--- WRITTEN REQUEST ---
Transcribe word for word only the span whose first line is the one with "Clone this diagram in TikZ." and whose last line is the one with "(0,0) rectangle (670,385);"; both of those lines belong to it.

--- MATERIAL TO PROCESS ---
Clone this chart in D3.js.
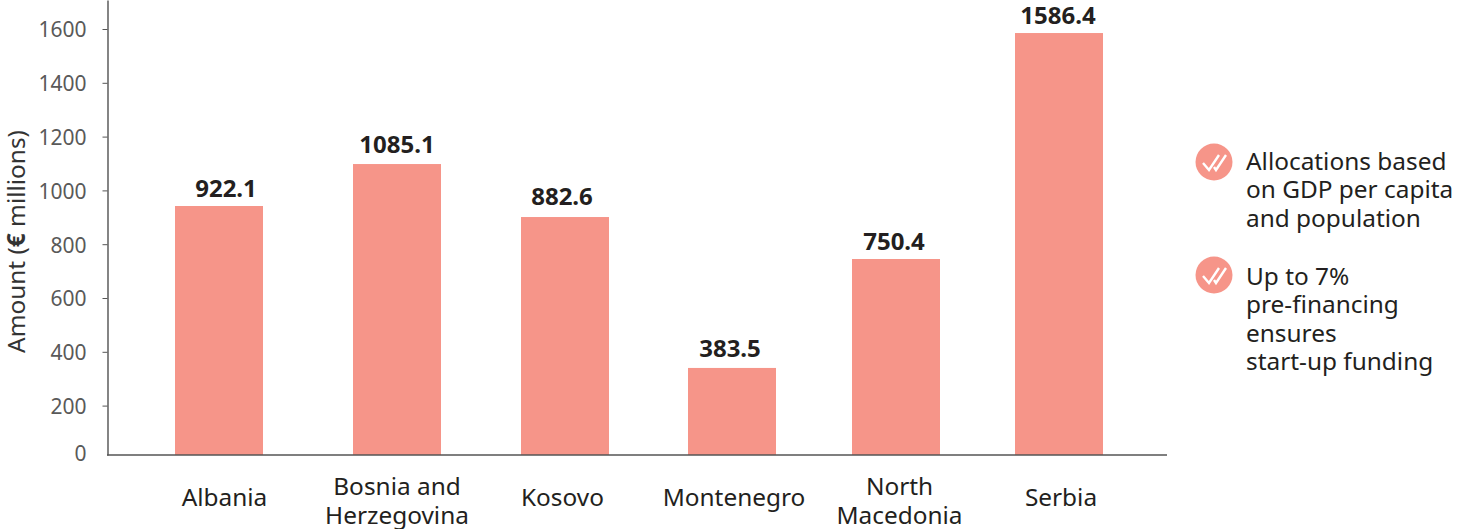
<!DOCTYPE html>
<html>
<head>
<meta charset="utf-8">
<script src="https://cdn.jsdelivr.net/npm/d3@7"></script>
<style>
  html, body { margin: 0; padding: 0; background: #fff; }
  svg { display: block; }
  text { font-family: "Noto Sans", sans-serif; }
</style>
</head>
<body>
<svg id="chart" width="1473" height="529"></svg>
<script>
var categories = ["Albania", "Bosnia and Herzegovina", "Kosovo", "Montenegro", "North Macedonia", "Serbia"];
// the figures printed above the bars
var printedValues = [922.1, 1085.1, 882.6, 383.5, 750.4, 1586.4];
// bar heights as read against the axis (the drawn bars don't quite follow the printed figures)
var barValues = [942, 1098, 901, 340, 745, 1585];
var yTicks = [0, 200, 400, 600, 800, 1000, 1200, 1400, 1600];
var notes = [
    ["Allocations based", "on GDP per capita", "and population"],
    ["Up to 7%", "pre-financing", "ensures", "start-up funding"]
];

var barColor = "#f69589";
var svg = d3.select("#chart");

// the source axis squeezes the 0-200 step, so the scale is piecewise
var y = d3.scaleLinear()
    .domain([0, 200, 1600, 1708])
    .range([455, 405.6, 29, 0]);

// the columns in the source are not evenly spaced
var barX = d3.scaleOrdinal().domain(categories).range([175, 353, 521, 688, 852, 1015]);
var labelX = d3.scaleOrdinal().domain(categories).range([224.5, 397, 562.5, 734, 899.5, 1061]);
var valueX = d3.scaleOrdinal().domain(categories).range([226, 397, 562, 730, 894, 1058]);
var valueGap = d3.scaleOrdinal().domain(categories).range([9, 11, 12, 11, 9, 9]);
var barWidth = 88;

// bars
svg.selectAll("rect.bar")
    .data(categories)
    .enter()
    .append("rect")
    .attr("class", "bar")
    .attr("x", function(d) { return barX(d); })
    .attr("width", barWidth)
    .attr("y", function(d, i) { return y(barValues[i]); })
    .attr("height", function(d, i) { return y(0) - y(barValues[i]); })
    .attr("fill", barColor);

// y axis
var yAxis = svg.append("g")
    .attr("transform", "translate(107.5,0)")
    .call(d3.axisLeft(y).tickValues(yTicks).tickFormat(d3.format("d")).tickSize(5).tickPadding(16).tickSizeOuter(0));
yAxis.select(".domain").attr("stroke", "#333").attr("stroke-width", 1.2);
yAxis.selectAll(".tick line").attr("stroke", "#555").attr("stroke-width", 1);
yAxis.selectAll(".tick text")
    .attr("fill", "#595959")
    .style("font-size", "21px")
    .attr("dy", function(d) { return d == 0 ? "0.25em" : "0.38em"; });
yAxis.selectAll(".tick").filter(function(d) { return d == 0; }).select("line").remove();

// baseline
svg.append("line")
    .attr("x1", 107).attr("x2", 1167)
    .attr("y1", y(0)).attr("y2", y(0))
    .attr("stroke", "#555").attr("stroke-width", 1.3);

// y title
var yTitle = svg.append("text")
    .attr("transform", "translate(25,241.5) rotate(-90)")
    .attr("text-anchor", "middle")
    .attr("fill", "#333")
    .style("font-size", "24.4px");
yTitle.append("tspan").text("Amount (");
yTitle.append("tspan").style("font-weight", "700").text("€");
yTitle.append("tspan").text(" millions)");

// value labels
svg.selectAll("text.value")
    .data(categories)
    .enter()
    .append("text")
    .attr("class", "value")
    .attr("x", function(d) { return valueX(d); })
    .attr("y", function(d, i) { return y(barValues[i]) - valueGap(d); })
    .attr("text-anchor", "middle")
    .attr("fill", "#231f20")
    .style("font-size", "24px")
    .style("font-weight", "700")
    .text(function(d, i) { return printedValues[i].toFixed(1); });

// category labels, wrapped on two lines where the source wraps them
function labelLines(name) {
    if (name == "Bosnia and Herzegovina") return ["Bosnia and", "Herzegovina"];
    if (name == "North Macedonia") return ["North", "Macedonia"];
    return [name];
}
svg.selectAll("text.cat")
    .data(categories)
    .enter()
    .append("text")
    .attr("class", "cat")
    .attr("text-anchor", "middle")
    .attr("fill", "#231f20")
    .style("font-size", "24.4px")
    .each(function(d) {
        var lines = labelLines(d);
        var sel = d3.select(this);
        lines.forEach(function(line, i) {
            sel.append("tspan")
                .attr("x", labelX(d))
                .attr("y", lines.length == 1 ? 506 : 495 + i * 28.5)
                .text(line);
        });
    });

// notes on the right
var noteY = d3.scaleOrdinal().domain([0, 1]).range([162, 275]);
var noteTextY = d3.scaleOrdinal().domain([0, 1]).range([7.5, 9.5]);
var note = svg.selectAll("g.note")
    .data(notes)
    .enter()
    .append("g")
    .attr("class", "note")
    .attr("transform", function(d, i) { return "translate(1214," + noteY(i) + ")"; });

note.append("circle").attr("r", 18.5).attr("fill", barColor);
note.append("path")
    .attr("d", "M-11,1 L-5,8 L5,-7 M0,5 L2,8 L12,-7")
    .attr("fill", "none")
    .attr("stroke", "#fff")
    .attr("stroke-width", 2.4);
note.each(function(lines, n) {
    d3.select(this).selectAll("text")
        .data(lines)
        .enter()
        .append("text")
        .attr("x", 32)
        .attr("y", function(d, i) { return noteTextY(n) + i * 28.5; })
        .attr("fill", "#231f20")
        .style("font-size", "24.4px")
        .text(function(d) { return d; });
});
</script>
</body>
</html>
--
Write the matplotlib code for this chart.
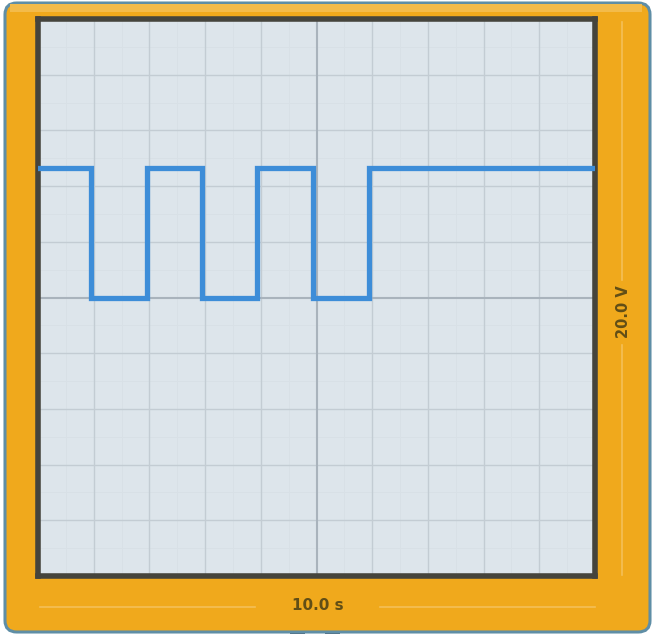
...
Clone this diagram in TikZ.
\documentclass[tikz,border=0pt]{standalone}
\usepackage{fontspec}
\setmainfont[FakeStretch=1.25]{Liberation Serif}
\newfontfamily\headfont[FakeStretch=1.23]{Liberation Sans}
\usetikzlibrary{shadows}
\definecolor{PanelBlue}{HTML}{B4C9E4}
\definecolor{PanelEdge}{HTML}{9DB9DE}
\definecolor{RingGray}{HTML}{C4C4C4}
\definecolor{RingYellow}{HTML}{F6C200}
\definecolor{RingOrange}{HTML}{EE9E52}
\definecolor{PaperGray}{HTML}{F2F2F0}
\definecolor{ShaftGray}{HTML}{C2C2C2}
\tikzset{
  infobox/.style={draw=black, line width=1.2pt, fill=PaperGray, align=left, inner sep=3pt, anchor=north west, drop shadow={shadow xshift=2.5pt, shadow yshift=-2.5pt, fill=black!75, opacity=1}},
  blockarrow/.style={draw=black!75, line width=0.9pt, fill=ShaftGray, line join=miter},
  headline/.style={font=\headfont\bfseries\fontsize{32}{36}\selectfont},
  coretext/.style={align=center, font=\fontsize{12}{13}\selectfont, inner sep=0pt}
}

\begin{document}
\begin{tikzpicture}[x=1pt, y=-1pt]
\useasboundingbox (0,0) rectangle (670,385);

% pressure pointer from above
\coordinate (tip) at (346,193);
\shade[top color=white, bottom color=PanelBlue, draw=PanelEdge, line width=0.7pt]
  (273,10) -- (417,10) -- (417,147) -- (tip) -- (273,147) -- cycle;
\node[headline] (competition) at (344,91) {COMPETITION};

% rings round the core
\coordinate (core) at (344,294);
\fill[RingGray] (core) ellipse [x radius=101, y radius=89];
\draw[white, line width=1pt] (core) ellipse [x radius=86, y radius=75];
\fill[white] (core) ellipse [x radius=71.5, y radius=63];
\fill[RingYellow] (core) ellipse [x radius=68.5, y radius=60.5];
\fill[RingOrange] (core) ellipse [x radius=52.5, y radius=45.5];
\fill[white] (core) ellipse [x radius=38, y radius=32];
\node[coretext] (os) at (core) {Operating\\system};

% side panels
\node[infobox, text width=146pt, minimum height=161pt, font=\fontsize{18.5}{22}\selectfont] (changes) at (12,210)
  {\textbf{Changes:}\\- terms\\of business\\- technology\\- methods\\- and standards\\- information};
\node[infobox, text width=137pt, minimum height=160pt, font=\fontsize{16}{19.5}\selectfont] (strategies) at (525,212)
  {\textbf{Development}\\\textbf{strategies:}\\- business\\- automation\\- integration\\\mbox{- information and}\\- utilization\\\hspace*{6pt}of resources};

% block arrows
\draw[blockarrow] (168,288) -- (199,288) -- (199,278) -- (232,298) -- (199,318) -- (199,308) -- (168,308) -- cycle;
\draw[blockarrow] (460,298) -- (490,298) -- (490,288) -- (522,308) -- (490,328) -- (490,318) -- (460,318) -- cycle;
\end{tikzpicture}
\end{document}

--- WORKED ANSWER ---
Clone this diagram in TikZ.
\documentclass[tikz,border=0pt]{standalone}
\usepackage{fontspec}
\setmainfont[FakeStretch=1.25]{Liberation Serif}
\newfontfamily\headfont[FakeStretch=1.23]{Liberation Sans}
\usetikzlibrary{shadows}
\definecolor{PanelBlue}{HTML}{B4C9E4}
\definecolor{PanelEdge}{HTML}{9DB9DE}
\definecolor{RingGray}{HTML}{C4C4C4}
\definecolor{RingYellow}{HTML}{F6C200}
\definecolor{RingOrange}{HTML}{EE9E52}
\definecolor{PaperGray}{HTML}{F2F2F0}
\definecolor{ShaftGray}{HTML}{C2C2C2}
\tikzset{
  infobox/.style={draw=black, line width=1.2pt, fill=PaperGray, align=left, inner sep=3pt, anchor=north west, drop shadow={shadow xshift=2.5pt, shadow yshift=-2.5pt, fill=black!75, opacity=1}},
  blockarrow/.style={draw=black!75, line width=0.9pt, fill=ShaftGray, line join=miter},
  headline/.style={font=\headfont\bfseries\fontsize{32}{36}\selectfont},
  coretext/.style={align=center, font=\fontsize{12}{13}\selectfont, inner sep=0pt}
}

\begin{document}
\begin{tikzpicture}[x=1pt, y=-1pt]
\useasboundingbox (0,0) rectangle (670,385);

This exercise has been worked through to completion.